18 Temmuz 1936'da ne oldu? İşlenen cinayetin önü ve arkası neydi? Belki cinayet aydınlanmıyor ya da gizli pek çok yönü barındırıyor ama hiç olmazsa, kardeşler ve Jose Maria ile Mercedes arasında yaşananların bütün çıplaklığıyla gün yüzüne çıkmasını sağlıyor.

“Avendanoların ilişkilerinin orta yerinde ne var?” diye sorulsa, verilecek yanıt rahatlıkla entrika olur. Zaman zaman eyleme dönüşen zaman zaman da zihinde kalan tasarı biçimindeki entrika. Buna güzel bir örnek, Manuel'in, kardeşi Josemari'nin sevgilisi ve sonra eşi olan Mercedes'le ilgili olarak, tanıştıkları günlerde aklından geçirdiği ve üstü örtülmüş kimi gerçekler. Tüm bunları Avendanoların yardımcısı Saturnina anlatıyor. Manuel'in eşinden sıkılmaya başladığı günlerde Josemari Mercedes'le çıkıp geliyor. Manuel'in macera arayışı ve Mercedes'in Josemari'yle çiftliğe ayak basması aynı günlere rastlıyor. Hayaller kurmaya, daha doğrusu bir hayal dünyasında yaşamaya; Mercedes ile kendisini birlikteymiş gibi düşünmeye başlıyor. Sonrasını Saturnina'nın ağzından dinleyelim:

“Mercedes'i görmek içini aydınlattı, sonsuza dek onunla kalacakmışsın gibi davranmaya başlamıştın, üstelik düşüncelerinde küçük kardeşinin varlığını bile silip attın. Eğer evli olmasaydın, eğer içinde bir beyefendilik olmasaydı, onu kardeşinin elinden alırdın. Ama bunların hepsi kafanda yarattığın birer hayaldi, çünkü Mercedes'in gözü Josemari'den başkasını görmüyordu (...) Yani ona sahip olmak için kardeşin ölene kadar beklemek zorundaydın. Fakat hikâyen burada son buluyordu. Çünkü Josemari sadece yirmi yaşındaydı ve annesi Mercedes'i ona doğum günü hediyesi gibi sunmuştu, artık ellerini birbirinden ayıramayacaktın, ne istersen iste sonsuza kadar birlikte kalacaklardı, bu sebeple başka bir numara aramak zorunda kaldın...”
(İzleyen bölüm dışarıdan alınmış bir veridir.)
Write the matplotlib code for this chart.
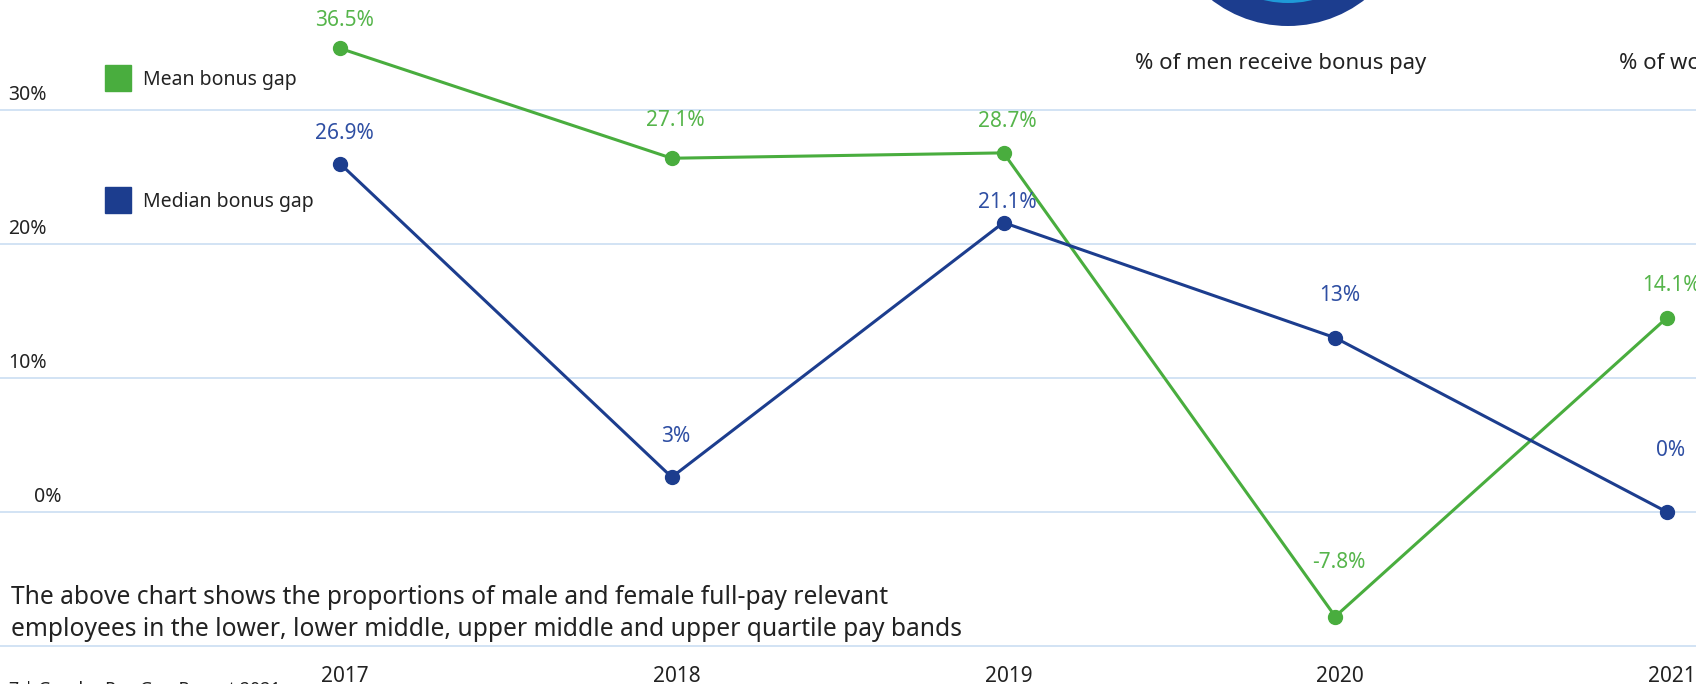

Semprún'un çizdiği çerçeve önemli: “Sanki önemli olan sadece yirmi sene önce, 18 Temmuz akşam yaşananlar değil, aynı zamanda hikâyenin içindekilerdi. 'Bir varmış bir yokmuş' özerk bir parçası gibiydi. Bu hikâyenin gerçekte hilelerle dolu olduğunu, içinde doğrudan çok yalan barındırdığını, [Mercedes, A.B.] kendisi de biliyordu.”
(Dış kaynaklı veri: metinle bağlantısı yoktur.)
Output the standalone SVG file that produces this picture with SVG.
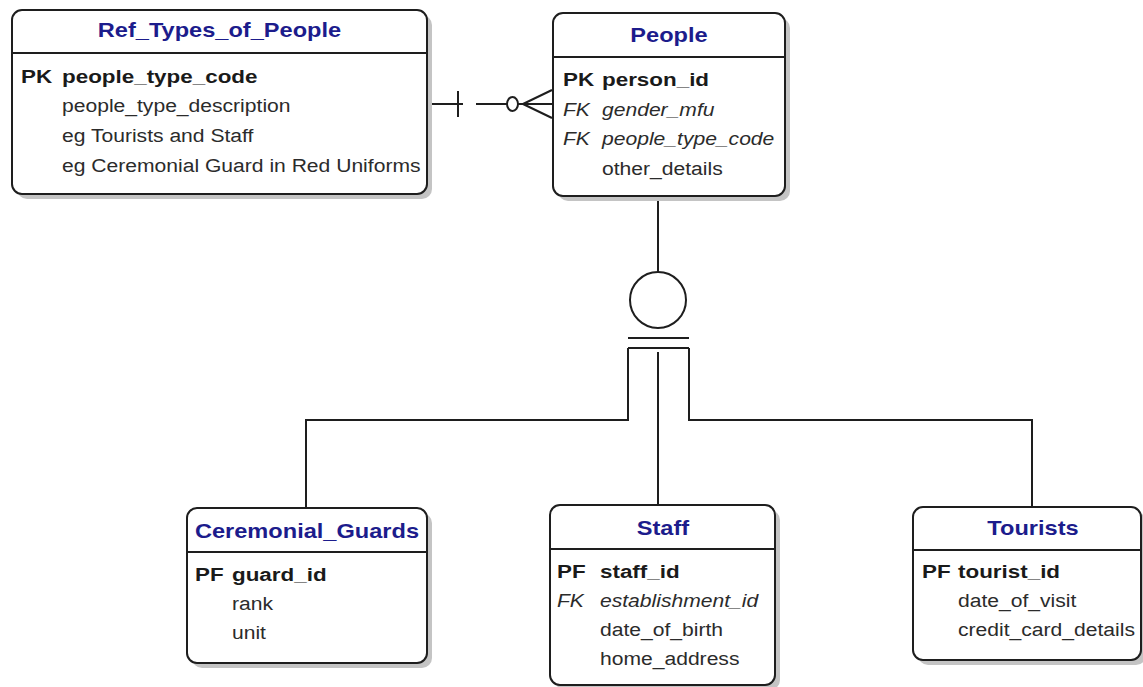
<svg xmlns="http://www.w3.org/2000/svg" width="1143" height="687" viewBox="0 0 1143 687">
<style>
.bg{fill:#fff}
.sh{fill:#c4c4c4}
.box{fill:#fff;stroke:#1e1e1e;stroke-width:2}
.sep{stroke:#1e1e1e;stroke-width:2}
.ln{fill:none;stroke:#1e1e1e;stroke-width:2}
text{font-family:"Liberation Sans",Arial,sans-serif;fill:#2b2b2b}
.ttl{font-size:20px;font-weight:bold;fill:#1c1c8c;text-anchor:middle}
.b{font-size:19px;font-weight:bold;fill:#1a1a1a}
.r{font-size:19px}
.i{font-size:19px;font-style:italic}
</style>
<rect class="bg" x="0" y="0" width="1143" height="687"/>

<g id="connectors">
  <path class="ln" d="M427,104 H463 M458,91 V117"/>
  <path class="ln" d="M476,104 H507"/>
  <ellipse class="ln" cx="512.5" cy="104" rx="5.5" ry="7"/>
  <path class="ln" d="M518,104 H552 M523,104 L552,90 M523,104 L552,118"/>
  <path class="ln" d="M658,196 V272"/>
  <circle class="ln" cx="658" cy="300" r="28"/>
  <path class="ln" d="M628,338 H689 M628,348 H689"/>
  <path class="ln" d="M628,348 V420 H306 V508"/>
  <path class="ln" d="M689,348 V420 H1032 V507"/>
  <path class="ln" d="M658,352 V504"/>
</g>

<g id="Ref_Types_of_People">
  <rect class="sh" x="17" y="15" width="415" height="184" rx="10"/>
  <rect class="box" x="12" y="10" width="415" height="184" rx="10"/>
  <line class="sep" x1="12" y1="53" x2="427" y2="53"/>
  <text class="ttl" x="219.5" y="37" transform="matrix(1.18 0 0 1 -39.51 0)">Ref_Types_of_People</text>
  <text class="b" x="21" y="83" transform="matrix(1.18 0 0 1 -3.78 0)">PK</text>
  <text class="b" x="62" y="83" transform="matrix(1.18 0 0 1 -11.16 0)">people_type_code</text>
  <text class="r" x="62" y="112" transform="matrix(1.11 0 0 1 -6.82 0)">people_type_description</text>
  <text class="r" x="62" y="142" transform="matrix(1.11 0 0 1 -6.82 0)">eg Tourists and Staff</text>
  <text class="r" x="62" y="172" transform="matrix(1.11 0 0 1 -6.82 0)">eg Ceremonial Guard in Red Uniforms</text>
</g>

<g id="People">
  <rect class="sh" x="558" y="18" width="232" height="183" rx="10"/>
  <rect class="box" x="553" y="13" width="232" height="183" rx="10"/>
  <line class="sep" x1="553" y1="57" x2="785" y2="57"/>
  <text class="ttl" x="669" y="42" transform="matrix(1.18 0 0 1 -120.42 0)">People</text>
  <text class="b" x="563" y="86" transform="matrix(1.18 0 0 1 -101.34 0)">PK</text>
  <text class="b" x="602" y="86" transform="matrix(1.18 0 0 1 -108.36 0)">person_id</text>
  <text class="i" x="563" y="116" transform="matrix(1.11 0 0 1 -61.93 0)">FK</text>
  <text class="i" x="602" y="116" transform="matrix(1.11 0 0 1 -66.22 0)">gender_mfu</text>
  <text class="i" x="563" y="145" transform="matrix(1.11 0 0 1 -61.93 0)">FK</text>
  <text class="i" x="602" y="145" transform="matrix(1.11 0 0 1 -66.22 0)">people_type_code</text>
  <text class="r" x="602" y="175" transform="matrix(1.11 0 0 1 -66.22 0)">other_details</text>
</g>

<g id="Ceremonial_Guards">
  <rect class="sh" x="192" y="513" width="240" height="155" rx="10"/>
  <rect class="box" x="187" y="508" width="240" height="155" rx="10"/>
  <line class="sep" x1="187" y1="552" x2="427" y2="552"/>
  <text class="ttl" x="307" y="538" transform="matrix(1.18 0 0 1 -55.26 0)">Ceremonial_Guards</text>
  <text class="b" x="195" y="581" transform="matrix(1.18 0 0 1 -35.1 0)">PF</text>
  <text class="b" x="232" y="581" transform="matrix(1.18 0 0 1 -41.76 0)">guard_id</text>
  <text class="r" x="232" y="610" transform="matrix(1.11 0 0 1 -25.52 0)">rank</text>
  <text class="r" x="232" y="639" transform="matrix(1.11 0 0 1 -25.52 0)">unit</text>
</g>

<g id="Staff">
  <rect class="sh" x="555" y="510" width="225" height="180" rx="10"/>
  <rect class="box" x="550" y="505" width="225" height="180" rx="10"/>
  <line class="sep" x1="550" y1="549" x2="775" y2="549"/>
  <text class="ttl" x="663" y="535" transform="matrix(1.18 0 0 1 -119.34 0)">Staff</text>
  <text class="b" x="557" y="578" transform="matrix(1.18 0 0 1 -100.26 0)">PF</text>
  <text class="b" x="600" y="578" transform="matrix(1.18 0 0 1 -108 0)">staff_id</text>
  <text class="i" x="557" y="607" transform="matrix(1.11 0 0 1 -61.27 0)">FK</text>
  <text class="i" x="600" y="607" transform="matrix(1.11 0 0 1 -66 0)">establishment_id</text>
  <text class="r" x="600" y="636" transform="matrix(1.11 0 0 1 -66 0)">date_of_birth</text>
  <text class="r" x="600" y="665" transform="matrix(1.11 0 0 1 -66 0)">home_address</text>
</g>

<g id="Tourists">
  <rect class="sh" x="918" y="512" width="228" height="153" rx="10"/>
  <rect class="box" x="913" y="507" width="228" height="153" rx="10"/>
  <line class="sep" x1="913" y1="550" x2="1141" y2="550"/>
  <text class="ttl" x="1033" y="535" transform="matrix(1.18 0 0 1 -185.94 0)">Tourists</text>
  <text class="b" x="922" y="578" transform="matrix(1.18 0 0 1 -165.96 0)">PF</text>
  <text class="b" x="958" y="578" transform="matrix(1.18 0 0 1 -172.44 0)">tourist_id</text>
  <text class="r" x="958" y="607" transform="matrix(1.11 0 0 1 -105.38 0)">date_of_visit</text>
  <text class="r" x="958" y="636" transform="matrix(1.11 0 0 1 -105.38 0)">credit_card_details</text>
</g>
</svg>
Romanın kimi noktalarında Lorca ve Hemingway gibi isimleri anlatıcı rolüne soyunduran ya da daha doğru deyişle, onların görüşlerine yer veren Semprún, cinayet sayesinde Avendano ailesinin bireyleri arasındaki ilişkileri açık ediyor. Geçmişe dönük hesaplaşmalar ve yirmi yıl öncesinin masaya yatırılan anıları cinayet yardımıyla ortaya dökülüyor. Kısacası Yirmi Yıl ve Bir Gün, Semprún'un öbür romanlarındaki gibi hızlı temposu, gerilimi, devrimciliğin felsefi ve etik zemini yanında sorgulamalarla birleşerek Avendanoların her üyesinin psikoterapi notlarıymış gibi bir izlenim uyandırıyor.

Yirmi Yıl ve Bir Gün/ Jorge Semprún/ Çeviren: Ceren Balamir Vartanlı/ Özgür Yayınları/ 278 s.